Shils also questioned the practical feasibility of Mannheim’s proposed
synthesis of worldviews. Marxist critics like György Lukács, Mannheim’s
former friend, accused him of abandoning revolutionary politics for a liberal
reformism that failed to challenge capitalist structures. Mannheim’s focus on
Western intellectual traditions also drew criticism for its Eurocentrism, with
scholars noting its limited applicability to non-Western contexts and its
neglect of intersectional dynamics like race and gender. His later work on
democratic planning was critiqued by conservatives like T.S. Eliot for its
vagueness and by Marxists for its perceived capitulation to liberal capitalism.
At LSE, Mannheim faced institutional challenges, never securing a chair,
partly due to opposition from colleagues like Popper and Friedrich Hayek,
who viewed his ideas as overly idealistic or insufficiently empirical. Despite
these criticisms, defenders like Colin Loader and David Kettler argue that
Mannheim’s focus on the social roots of knowledge was a necessary corrective
to abstract epistemology, and his emphasis on political education remains a
valuable contribution to democratic theory.
Mannheim’s sociology of knowledge remains profoundly relevant in
addressing contemporary issues of polarization, misinformation, and
democratic crises. His concept of ideology and utopia provides a framework
for understanding the polarized political landscape, where competing
narratives—such as populist movements versus liberal establishments—reflect
distinct social positions. The rise of social media and “fake news” echoes
Mannheim’s concerns about fragmented thought styles, highlighting the need
for critical media literacy to navigate conflicting worldviews. His emphasis on
the social construction of knowledge aligns with contemporary debates in
critical race theory, feminist theory, and postcolonial studies, which explore
how power dynamics shape knowledge production. While critics note
Mannheim’s Eurocentrism, his framework can be adapted to analyze
non-Western contexts by incorporating intersectional perspectives on race,
gender, and colonialism.
Mannheim’s notion of the free-floating intelligentsia resonates with the role
of public intellectuals and academics in mediating political discourse, though
his caution against intellectual elitism underscores the importance of
inclusive, democratic dialogue.
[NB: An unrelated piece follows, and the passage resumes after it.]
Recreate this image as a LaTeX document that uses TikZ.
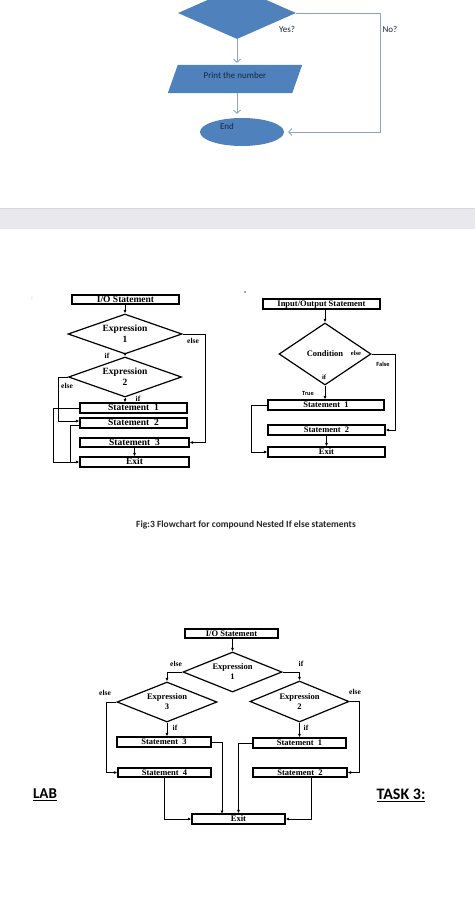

His essay “The Problem of Generations” offers
insights into generational divides, such as tensions between Baby Boomers,
Millennials, and Generation Z, informing studies of cultural and political
shis driven by generational experiences. Mannheim’s advocacy for political
education and democratic planning is particularly pertinent in addressing the
rise of illiberal populism and “deformed democracies” in Europe, the United
States, and beyond. His concepts of “integrative behavior” and “creative
tolerance,” echoed in Iris Marion Young’s communicative democracy, provide
strategies for fostering dialogue in diverse, mass societies. For example,
Young’s emphasis on “reasonableness” and inclusion parallels Mannheim’s
call for synthesizing perspectives to counter one-sidedness, offering tools to
address structural injustices in liberal democracies.
Mannheim’s work also informs contemporary sociology’s engagement with
global challenges, such as climate change and migration, where understanding
the social roots of competing narratives is crucial for effective policy-making.
His interdisciplinary approach, integrating sociology, philosophy, and political
theory, inspires scholars to bridge academic and public spheres, using
sociology to promote rational, inclusive decision-making. Despite criticisms of
relativism, Mannheim’s relationism encourages a nuanced understanding of
truth as context-dependent, a perspective valuable in an era of competing
truths and post-truth politics. By highlighting the social foundations of
knowledge, Mannheim’s legacy continues to guide efforts to navigate
ideological conflicts, foster democratic participation, and promote social
cohesion in an increasingly complex world.